Mauritian Octopus Curry - Cari Ourite
While you enjoy the beauty of Mauritius you should not miss an opportunity to bite into one of the delicacies of the island – Mauritian Octopus Curry. Its link with France, the Indian and Chinese influence, and the close proximity to Africa, clearly had an effect on Mauritian cuisine, that is able to showcase on a plate through spices and flavours this cultural blend. The octopus curry recipe comes originally from the Seychelles, where it is also their National dish, although the dish is well known in Mauritius and often served during festivities and at weekends. There are several variations of the curry, including the popular coconut and tomato ones.
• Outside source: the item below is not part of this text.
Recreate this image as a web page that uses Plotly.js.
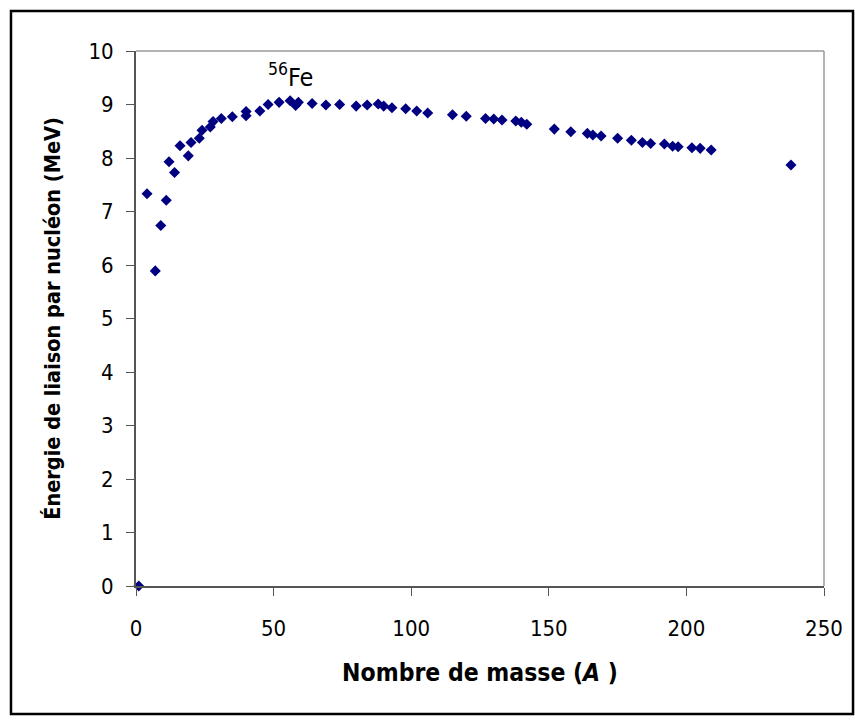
<!DOCTYPE html>
<html>
<head>
<meta charset="utf-8">
<script src="https://cdn.plot.ly/plotly-3.0.1.min.js"></script>
<style>html,body{margin:0;padding:0;background:#fff;}</style>
</head>
<body>
<div id="chart" style="width:855px;height:723px;"></div>
<script>
// Mass number A
const massNumber = [1, 4, 7, 9, 11, 12, 14, 16, 19, 20, 23, 24, 27, 28, 31, 35, 40, 40, 45, 48, 52, 56, 58, 59, 64, 69, 74, 80, 84, 88, 90, 93, 98, 102, 106, 115, 120, 127, 130, 133, 138, 140, 142, 152, 158, 164, 166, 169, 175, 180, 184, 187, 192, 195, 197, 202, 205, 209, 238];
// Binding energy per nucleon (MeV)
const bindingEnergy = [0, 7.33, 5.89, 6.74, 7.21, 7.93, 7.73, 8.23, 8.04, 8.29, 8.37, 8.52, 8.58, 8.68, 8.74, 8.77, 8.79, 8.87, 8.88, 9.00, 9.04, 9.07, 8.98, 9.04, 9.02, 8.99, 9.00, 8.97, 8.99, 9.01, 8.97, 8.94, 8.92, 8.88, 8.84, 8.81, 8.78, 8.74, 8.73, 8.71, 8.69, 8.67, 8.63, 8.54, 8.49, 8.46, 8.43, 8.41, 8.37, 8.33, 8.29, 8.27, 8.26, 8.22, 8.21, 8.19, 8.18, 8.15, 7.87];
const xTickVals = [0, 50, 100, 150, 200, 250];
const yTickVals = [0, 1, 2, 3, 4, 5, 6, 7, 8, 9, 10];
const xTitle = "Nombre de masse (<i>A</i> )";
const yTitle = "Énergie de liaison par nucléon (MeV)";
const annoText = "<sup>56</sup>Fe";
const annoX = 56, annoY = 9.2;

const font = "Tahoma, 'DejaVu Sans Condensed', 'DejaVu Sans', sans-serif";

const trace = {
  x: massNumber,
  y: bindingEnergy,
  type: 'scatter',
  mode: 'markers',
  cliponaxis: false,
  marker: {symbol: 'diamond', size: 8.5, color: '#000080', line: {width: 0}},
  hoverinfo: 'skip'
};

const layout = {
  width: 855, height: 723,
  margin: {l: 136, r: 31, t: 51, b: 137},
  paper_bgcolor: '#ffffff',
  plot_bgcolor: '#ffffff',
  showlegend: false,
  font: {family: font, color: '#000', size: 22},
  xaxis: {
    range: [0, 250], tickvals: xTickVals, ticktext: xTickVals.map(String),
    showgrid: false, zeroline: false,
    showline: true, linecolor: '#555555', linewidth: 2,
    ticks: 'outside', ticklen: 8, tickwidth: 1, tickcolor: '#555555',
    ticklabelstandoff: 14,
    tickfont: {family: font, size: 22, color: '#000'},
    title: {text: xTitle, font: {family: font, size: 24.5, color: '#000', weight: 'bold'}, standoff: 23}
  },
  yaxis: {
    range: [0, 10], tickvals: yTickVals, ticktext: yTickVals.map(String),
    showgrid: false, zeroline: false,
    showline: true, linecolor: '#555555', linewidth: 2,
    ticks: 'outside', ticklen: 8, tickwidth: 1, tickcolor: '#555555',
    ticklabelstandoff: 8,
    tickfont: {family: font, size: 22, color: '#000'},
    title: {text: yTitle, font: {family: font, size: 21.5, color: '#000', weight: 'bold'}, standoff: 22}
  },
  shapes: [
    {type: 'line', xref: 'paper', yref: 'paper', x0: 0, x1: 1, y0: 1, y1: 1, line: {color: '#9a9a9a', width: 1.5}},
    {type: 'line', xref: 'paper', yref: 'paper', x0: 1, x1: 1, y0: 0, y1: 1, line: {color: '#9a9a9a', width: 1.5}},
    {type: 'rect', xref: 'paper', yref: 'paper', x0: -0.1817, x1: 1.0422, y0: -0.2393, y1: 1.0748, line: {color: '#000', width: 2.5}, fillcolor: 'rgba(0,0,0,0)'}
  ],
  annotations: [
    {x: annoX, y: annoY, xref: 'x', yref: 'y', text: annoText, showarrow: false,
     xanchor: 'center', yanchor: 'bottom', font: {family: font, size: 25, color: '#000'}}
  ]
};

Plotly.newPlot('chart', [trace], layout, {displayModeBar: false, staticPlot: true});
</script>
</body>
</html>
Preparation & Cooking Time: 1h 45min
- 2 kg of Octopus
- 1 Teaspoon Ground Cloves
- 2 Teaspoons of Ground Cinnamon
- 4 Large Tomatoes Crushed or Diced
- 1 Large Onion Sliced or Diced
- 4 Garlic Cloves Finely Diced
- 1 Teaspoon of Minced Fresh Ginger or Ginger Paste
- 5–6 Curry Leaves (fresh or dried)
- 2 Tablespoon of Oil
- 2 Tablespoons of Curry Powder
- Fresh Coriander to garnish (optional)
- 2 Fresh Chillies (optional)
In the preparation, the octopus should be washed thoroughly and the hard centre should be removed. The remains should be rubbed with salt, cinnamon and ground cloves. The octopus is then heated in a deep thick saucepan over a high heat without any oil so that it can cook in its own juice and for about twenty minutes until it turns pink, then be allowed to cool.
Remove from the flame and drain. Cut the tentacles into small pieces, approximately 1–2 cm thick.
Place with the other ingredients in a saucepan, cover and cook on a medium to low heat for approximately 20 minutes.
Serve with steamed rice or couscous, garnished with fresh coriander to taste.